Professional ratings
Review scores
| Source | Rating |
| AllMusic | Star |
| Encyclopedia of Popular Music | Star |
| Rolling Stone (original) | (favorable) |
| Rolling Stone (reissue) | Star |
| Tom Hull | A− |

== Legacy ==
In 2003, Green River was ranked number 95 on Rolling Stone magazine's list of the 500 greatest albums of all time, and was featured in Robert Dimery's book 1001 Albums You Must Hear Before You Die. It features two of the band's best-known songs, "Bad Moon Rising" and the title track.
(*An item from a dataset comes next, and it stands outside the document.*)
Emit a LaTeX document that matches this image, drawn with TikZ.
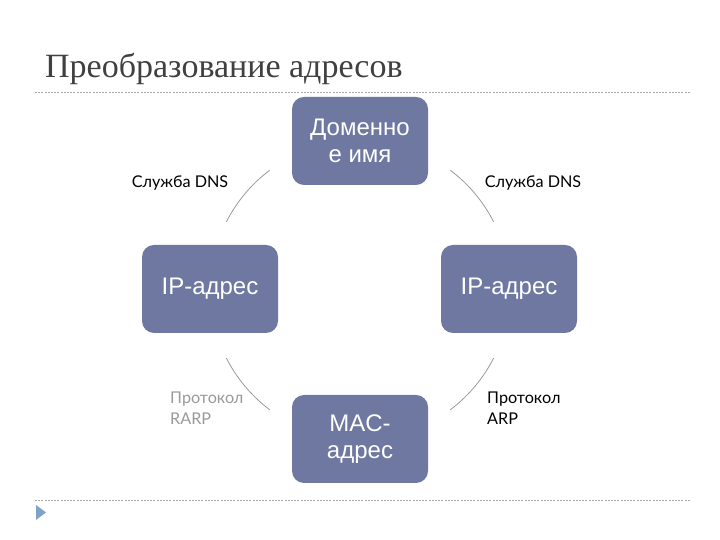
\documentclass[tikz,border=0pt]{standalone}
\usepackage{fontspec}
\usetikzlibrary{calc}
\setmainfont{Liberation Serif}
\newfontfamily\boxfont{Liberation Sans}
\newfontfamily\lblfont{Lato}
\definecolor{boxcol}{HTML}{6E78A0}
\definecolor{titlecol}{HTML}{404040}
\definecolor{arccol}{HTML}{9A9A9A}
\definecolor{rulecol}{HTML}{A8A8A8}
\definecolor{tricol}{HTML}{7FA3C6}
\begin{document}
\begin{tikzpicture}[x=1pt,y=1pt,
  addrbox/.style={rectangle, rounded corners=12pt, fill=boxcol, text=white,
    minimum width=136pt, minimum height=88pt, align=center, inner sep=2pt,
    font=\boxfont\fontsize{24}{27}\selectfont},
  lbl/.style={font=\lblfont\fontsize{16.2}{21}\selectfont, text=black, inner sep=0pt, align=left},
  arcline/.style={draw=arccol, line width=0.8pt},
  rule/.style={draw=rulecol, line width=0.8pt, dash pattern=on 2pt off 1.2pt}]
\useasboundingbox (0,0) rectangle (720,540);
\fill[white] (0,0) rectangle (720,540);
% title
\node[anchor=base west, inner sep=0pt, text=titlecol, font=\fontsize{34}{38}\selectfont] (title) at (45,462) {Преобразование адресов};
% rules
\coordinate (r1a) at (35,448); \coordinate (r1b) at (690,448);
\coordinate (r2a) at (35,40); \coordinate (r2b) at (690,40);
\draw[rule] (r1a) -- (r1b);
\draw[rule] (r2a) -- (r2b);
% triangle bullet
\coordinate (t1) at (36,35); \coordinate (t2) at (36,20); \coordinate (t3) at (46,27.5);
\fill[tricol] (t1) -- (t2) -- (t3) -- cycle;
% boxes
\node[addrbox] (dom) at (360,399) {Доменно\\е имя};
\node[addrbox] (ipl) at (210,251) {IP-адрес};
\node[addrbox] (ipr) at (509,251) {IP-адрес};
\node[addrbox] (mac) at (360,101) {MAC-\\адрес};
% arcs
\coordinate (c) at (360,250);
\draw[arcline] ($(c)+(127:150pt)$) arc[start angle=127, end angle=153, radius=150pt];
\draw[arcline] ($(c)+(27:150pt)$) arc[start angle=27, end angle=53, radius=150pt];
\draw[arcline] ($(c)+(207:150pt)$) arc[start angle=207, end angle=233, radius=150pt];
\draw[arcline] ($(c)+(307:150pt)$) arc[start angle=307, end angle=333, radius=150pt];
% labels
\node[lbl] (dnsl) at (180,357) {Служба DNS};
\node[lbl] (dnsr) at (533,357) {Служба DNS};
\node[lbl, anchor=west, text=arccol] (rarp) at (170,132) {Протокол\\RARP};
\node[lbl, anchor=west] (arp) at (487,132) {Протокол\\ARP};
\end{tikzpicture}
\end{document}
The album was remastered and reissued on 180-gram vinyl by Analogue Productions in 2006.

==Track listing==

Side one
| No. | Title | Length |
|---|---|---|
| 1. | "Green River" | 2:36 |
| 2. | "Commotion" | 2:44 |
| 3. | "Tombstone Shadow" | 3:39 |
| 4. | "Wrote a Song for Everyone" | 4:57 |

Side two
| No. | Title | Writer(s) | Length |
|---|---|---|---|
| 1. | "Bad Moon Rising" |  | 2:21 |
| 2. | "Lodi" |  | 3:13 |
| 3. | "Cross-Tie Walker" |  | 3:20 |
| 4. | "Sinister Purpose" |  | 3:23 |
| 5. | "The Night Time Is the Right Time" | Nappy Brown, Ozzie Cadena, Lew Herman | 3:09 |

40th Anniversary Edition CD bonus tracks
| No. | Title | Length |
|---|---|---|
| 10. | "Broken Spoke Shuffle" (instrumental) | 2:39 |
| 11. | "Glory Be" (instrumental) | 2:48 |
| 12. | "Bad Moon Rising" (Live in Berlin, September 16, 1971) | 2:07 |
| 13. | "Green River/Suzie Q" (Live in Stockholm, September 21, 1971) | 4:28 |
| 14. | "Lodi" (Live in Hamburg, September 17, 1971) | 3:19 |

==Personnel==

- Creedence Clearwater Revival
- John Fogerty – lead and backing vocals, lead guitar, piano, keyboards, harmonica, arranger
- Tom Fogerty – rhythm guitar (all but 12–14)
- Stu Cook – bass guitar
- Doug Clifford – drums

- Production
- John Fogerty, Saul Zaentz – producers
- Chris Clough – compilation producer
- Basul Parik – cover art, photography
- Russ Gary – engineer
- Larissa Collins – art direction
- Geoff Gans – reissue design
- Dave Marsh, Joel Selvin – reissue liner notes

==Charts==

Chart performance for Green River
| Chart (1969–1970) | Peak position |
|---|---|
| Canada Top Albums/CDs (RPM) | 2 |
| Dutch Albums (Album Top 100) | 20 |
| German Albums (Offizielle Top 100) | 11 |
| Finnish Albums (The Official Finnish Charts) | 11 |
| Italian Albums (Musica e Dischi) | 16 |
| Japanese Albums (Oricon) | 46 |
| Norwegian Albums (VG-lista) | 5 |
| UK Albums (OCC) | 20 |
| US Billboard 200 | 1 |
| US Top R&B/Hip-Hop Albums (Billboard) | 26 |

==Certifications==

Certifications for Green River
| Region | Certification | Certified units/sales |
| United States (RIAA) | 3× Platinum | 3,000,000^{^} |
^{^} Shipments figures based on certification alone.